Italian Democratic Party considers Five Star deal to end deadlock

The far-right League party came first in a coalition that recorded 37 per cent of the vote in Sunday’s election

Luigi Di Maio celebrates with his supporters of the anti-establishment 5-Star Movement. EPA/CIRO FUSCO
Luigi Di Maio celebrates with his supporters of the anti-establishment 5-Star Movement. EPA/CIRO FUSCO

Senior members of Italy’s vanquished Democratic Party on Tuesday eyed a possible deal with the triumphant Five Star Movement, following an election that left the country with a hung parliament and anti-establishment and far-right parties vying to form a government.

Matteo Salvini, leader of the far-right League, the biggest party in the right-wing coalition that came first with 37 per cent of the vote in Sunday’s election but failed to win an overall majority, said his team was ready to govern.

“We have a programme, a team. If they call us, we’ll start work tomorrow morning,” he told reporters.

But Luigi Di Maio, leader of the anti-establishment Five Star Movement, declared his party “the winners”, after obtaining alone nearly 33 per cent of the vote, but M5S would also need to form alliances in parliament to gain a majority.

Meanwhile Matteo Renzi, who announced his resignation as Democratic Party (PD) leader on Monday after his centre-left coalition in the election slumped to third place on 23 per cent, ruled out the prospect of a deal with either the Five Star Movement or the right-wing alliance.

In a Facebook post on Tuesday Renzi said he would not work with those who “have insulted us for years and who represent the opposite of our values”.

“They’ve said that we’re corrupt, mafiosi and that we have blood on our hands due to immigration. I don’t believe that they’ve suddenly changed their minds,” wrote the former prime minister.

“If anyone wants to support the right-wing or the Five Star Movement they should say so. I personally think it would be a glaring and tragic mistake,” he added.

However, other leading voices in his party disagree and he now faces pressure to bring forward his resignation.

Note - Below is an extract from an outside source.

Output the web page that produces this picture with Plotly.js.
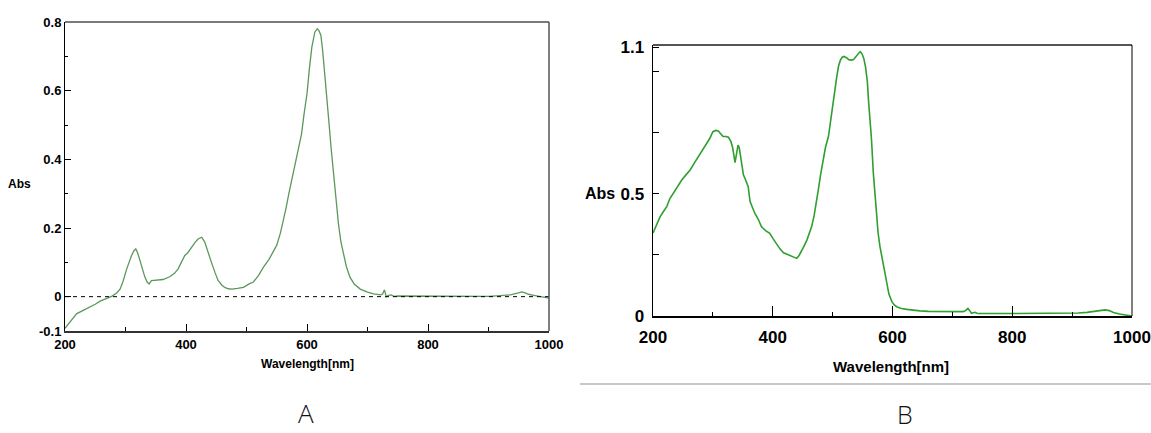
<!DOCTYPE html>
<html>
<head>
<meta charset="utf-8">
<script src="https://cdn.plot.ly/plotly-3.0.1.min.js"></script>
<style>
html,body{margin:0;padding:0;background:#fff;}
#chart{width:1151px;height:433px;}
</style>
</head>
<body>
<div id="chart"></div>
<script>
// ---- Panel A data ----
const waveA = [200,210,219,230,241,250,258,268,277,285,291,296,302,310,314,317,320,324,328,332,336,339,343,350,362,373,381,387,392,398,403,409,415,420,426,431,437,442,448,453,459,464,470,476,485,495,505,511,520,528,537,544,550,556,561,565,570,577,584,591,595,600,604,608,613,617,620,623,626,628,632,635,640,644,648,652,656,660,665,671,678,688,700,710,722,725,728,731,735,739,744,750,800,850,900,919,936,948,955,961,966,975,986,993,1000];
const absA = [-0.092,-0.068,-0.050,-0.040,-0.031,-0.022,-0.013,-0.005,0.001,0.010,0.022,0.045,0.081,0.120,0.134,0.139,0.128,0.105,0.080,0.057,0.042,0.037,0.047,0.048,0.050,0.058,0.068,0.081,0.100,0.120,0.128,0.144,0.158,0.168,0.173,0.159,0.130,0.100,0.070,0.047,0.034,0.027,0.023,0.022,0.024,0.027,0.038,0.042,0.062,0.086,0.108,0.129,0.150,0.185,0.222,0.255,0.300,0.358,0.415,0.474,0.530,0.591,0.665,0.727,0.771,0.780,0.774,0.761,0.715,0.678,0.600,0.533,0.430,0.358,0.280,0.212,0.160,0.124,0.088,0.057,0.037,0.022,0.013,0.008,0.005,0.008,0.020,0.000,0.004,0.005,0.001,0.002,0.001,0.001,0.001,0.003,0.005,0.010,0.014,0.011,0.007,0.004,0.000,-0.002,-0.004];
const xTickValsA = [200,400,600,800,1000];
const xTickTextA = ['200','400','600','800','1000'];
const yTickValsA = [-0.1,0,0.2,0.4,0.6,0.8];
const yTickTextA = ['-0.1','0','0.2','0.4','0.6','0.8'];

// ---- Panel B data ----
const waveB = [200,206,212,218,223,228,238,248,255,262,270,278,285,290,295,300,305,309,313,317,322,326,330,333,337,340,342,344,346,349,351,355,359,362,366,370,376,381,388,395,401,407,412,418,425,432,436,440,444,448,452,457,461,465,469,473,476,480,484,488,493,497,501,504,507,510,513,516,519,523,527,531,535,538,542,546,549,552,555,558,560,563,565,568,572,576,579,582,586,590,594,599,603,607,615,624,635,646,660,680,700,718,722,726,729,732,735,738,741,745,800,850,880,910,925,935,945,955,962,969,979,989,1000];
const absB = [0.340,0.375,0.407,0.430,0.448,0.480,0.520,0.557,0.578,0.598,0.630,0.660,0.685,0.705,0.728,0.755,0.760,0.758,0.748,0.735,0.735,0.732,0.715,0.690,0.628,0.670,0.700,0.690,0.653,0.600,0.578,0.555,0.530,0.470,0.445,0.421,0.395,0.366,0.350,0.339,0.315,0.291,0.275,0.259,0.252,0.246,0.242,0.236,0.248,0.264,0.285,0.311,0.338,0.366,0.410,0.462,0.516,0.580,0.639,0.690,0.735,0.810,0.885,0.935,0.981,1.025,1.048,1.060,1.063,1.058,1.050,1.048,1.050,1.060,1.072,1.083,1.075,1.055,1.020,0.960,0.880,0.790,0.721,0.585,0.448,0.339,0.285,0.243,0.185,0.134,0.090,0.059,0.045,0.038,0.031,0.027,0.023,0.021,0.019,0.018,0.018,0.018,0.022,0.031,0.022,0.011,0.013,0.015,0.011,0.010,0.010,0.010,0.010,0.012,0.015,0.018,0.023,0.025,0.022,0.014,0.008,0.004,0.000];
const xTickValsB = [200,400,600,800,1000];
const xTickTextB = ['200','400','600','800','1000'];
const yTickValsB = [0,0.5,1.1];
const yTickTextB = ['0','0.5','1.1'];

const W = 1151, H = 433;
const px = v => v / W;
const py = v => 1 - v / H;

const fontA = {family:'"Liberation Sans", Arial, sans-serif', size:12, color:'#000', weight:'bold'};
const fontB = {family:'"Liberation Sans", Arial, sans-serif', size:17, color:'#000', weight:'bold'};

const domXA = [px(65), px(549)], domYA = [py(331), py(22)];
const domXB = [px(653), px(1132)], domYB = [py(316), py(45)];

const traces = [
  {x: waveA, y: absA, type:'scatter', mode:'lines', xaxis:'x', yaxis:'y',
   line:{color:'#5b985b', width:1.3}, hoverinfo:'skip'},
  {x: waveB, y: absB, type:'scatter', mode:'lines', xaxis:'x2', yaxis:'y2',
   line:{color:'#2f9f2f', width:1.6}, hoverinfo:'skip'}
];

const layout = {
  width: W, height: H,
  margin:{l:0,r:0,t:0,b:0},
  paper_bgcolor:'#fff', plot_bgcolor:'#fff',
  showlegend:false,
  xaxis:{domain:domXA, range:[200,1000], anchor:'y', showgrid:false, zeroline:false,
    showline:true, linecolor:'#333', linewidth:2,
    tickmode:'array', tickvals:xTickValsA, ticktext:xTickTextA,
    ticks:'inside', ticklen:7, tickcolor:'#000', tickwidth:1,
    tickfont:Object.assign({}, fontA, {size:13}), ticklabeloverflow:'allow',
    minor:{tickmode:'array', tickvals:[300,500,700,900], ticks:'inside', ticklen:4, tickcolor:'#000', tickwidth:1}},
  yaxis:{domain:domYA, range:[-0.1,0.8], anchor:'x', showgrid:false, zeroline:false,
    showline:true, linecolor:'#000', linewidth:1,
    tickmode:'array', tickvals:yTickValsA, ticktext:yTickTextA,
    ticks:'inside', ticklen:6, tickcolor:'#000', tickwidth:1,
    tickfont:Object.assign({}, fontA, {size:13}), ticklabeloverflow:'allow',
    minor:{tickmode:'array', tickvals:[0.1,0.3,0.5,0.7], ticks:'inside', ticklen:3, tickcolor:'#000', tickwidth:1}},
  xaxis2:{domain:domXB, range:[200,1000], anchor:'y2', showgrid:false, zeroline:false,
    showline:true, linecolor:'#000', linewidth:2,
    tickmode:'array', tickvals:xTickValsB, ticktext:xTickTextB,
    ticks:'inside', ticklen:10, tickcolor:'#000', tickwidth:1,
    tickfont:fontB, ticklabeloverflow:'allow', ticklabelstandoff:5,
    minor:{tickmode:'array', tickvals:[300,500,700,900], ticks:'inside', ticklen:4, tickcolor:'#000', tickwidth:1}},
  yaxis2:{domain:domYB, range:[0,1.11], anchor:'x2', showgrid:false, zeroline:false,
    showline:true, linecolor:'#000', linewidth:1.5,
    tickmode:'array', tickvals:yTickValsB, ticktext:yTickTextB,
    ticks:'inside', ticklen:6, tickcolor:'#000', tickwidth:1,
    tickfont:fontB, ticklabeloverflow:'allow', ticklabelstandoff:4,
    minor:{tickmode:'array', tickvals:[0.25,0.75,1.0], ticks:'inside', ticklen:6, tickcolor:'#000', tickwidth:1}},
  shapes:[
    // zero reference line panel A
    {type:'line', xref:'x', yref:'y', x0:200, x1:1000, y0:0, y1:0, line:{color:'#000', width:1, dash:'4px,4px'}},
    // panel A top & right frame
    {type:'line', xref:'paper', yref:'paper', x0:domXA[0], x1:domXA[1], y0:domYA[1], y1:domYA[1], line:{color:'#7a7a7a', width:2}},
    {type:'line', xref:'paper', yref:'paper', x0:domXA[1], x1:domXA[1], y0:domYA[0], y1:domYA[1], line:{color:'#555', width:1.5}},
    // panel B top & right frame
    {type:'line', xref:'paper', yref:'paper', x0:domXB[0], x1:domXB[1], y0:domYB[1], y1:domYB[1], line:{color:'#555', width:2}},
    {type:'line', xref:'paper', yref:'paper', x0:domXB[1], x1:domXB[1], y0:domYB[0], y1:domYB[1], line:{color:'#000', width:1}},
    // separator line under panel B
    {type:'line', xref:'paper', yref:'paper', x0:px(580), x1:1, y0:py(384), y1:py(384), line:{color:'#c8c8c8', width:2}}
  ],
  annotations:[
    {text:'Abs', xref:'paper', yref:'paper', x:px(19), y:py(184), xanchor:'center', yanchor:'middle', showarrow:false, font:fontA},
    {text:'Wavelength[nm]', xref:'paper', yref:'paper', x:px(307), y:py(364), xanchor:'center', yanchor:'middle', showarrow:false, font:fontA},
    {text:'Abs', xref:'paper', yref:'paper', x:px(600), y:py(193), xanchor:'center', yanchor:'middle', showarrow:false, font:Object.assign({}, fontB, {size:16})},
    {text:'Wavelength[nm]', xref:'paper', yref:'paper', x:px(891), y:py(366), xanchor:'center', yanchor:'middle', showarrow:false, font:Object.assign({}, fontB, {size:15})},
    {text:'A', xref:'paper', yref:'paper', x:px(306), y:py(433), xanchor:'center', yanchor:'bottom', showarrow:false, font:{family:'"Open Sans", "Noto Sans", sans-serif', size:26, color:'#111', weight:300}},
    {text:'B', xref:'paper', yref:'paper', x:px(905), y:py(433), xanchor:'center', yanchor:'bottom', showarrow:false, font:{family:'"Open Sans", "Noto Sans", sans-serif', size:25, color:'#111', weight:300}}
  ]
};

Plotly.newPlot('chart', traces, layout, {staticPlot:true, displayModeBar:false});
</script>
</body>
</html>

In an interview with Il Fatto Quotidiano daily, Michele Emiliano, governor of the Puglia region and a leading PD member, berated Renzi for not stepping down immediately and “impeding the party from supporting the M5S”.

Italy’s vote has drawn comparisons with the Brexit referendum in Britain and the election of US President Donald Trump because of the anti-immigration and anti-establishment rhetoric, raising concern in European capitals about instability.

Mr Salvini overtook coalition partner Silvio Berlusconi’s Forza Italia (Go Italy) party after promising to deport hundreds of thousands of “irregular” migrants, and railing against the European Union and its “failed currency”.

On Tuesday Mr Salvini said that the right “was the number one coalition and the hope for Italians” and he was open to negotiate with anyone who “shares our programme”.

At the same time, he ruled out any “old-style political or cross-party agreement” and refused any alliance with the M5S.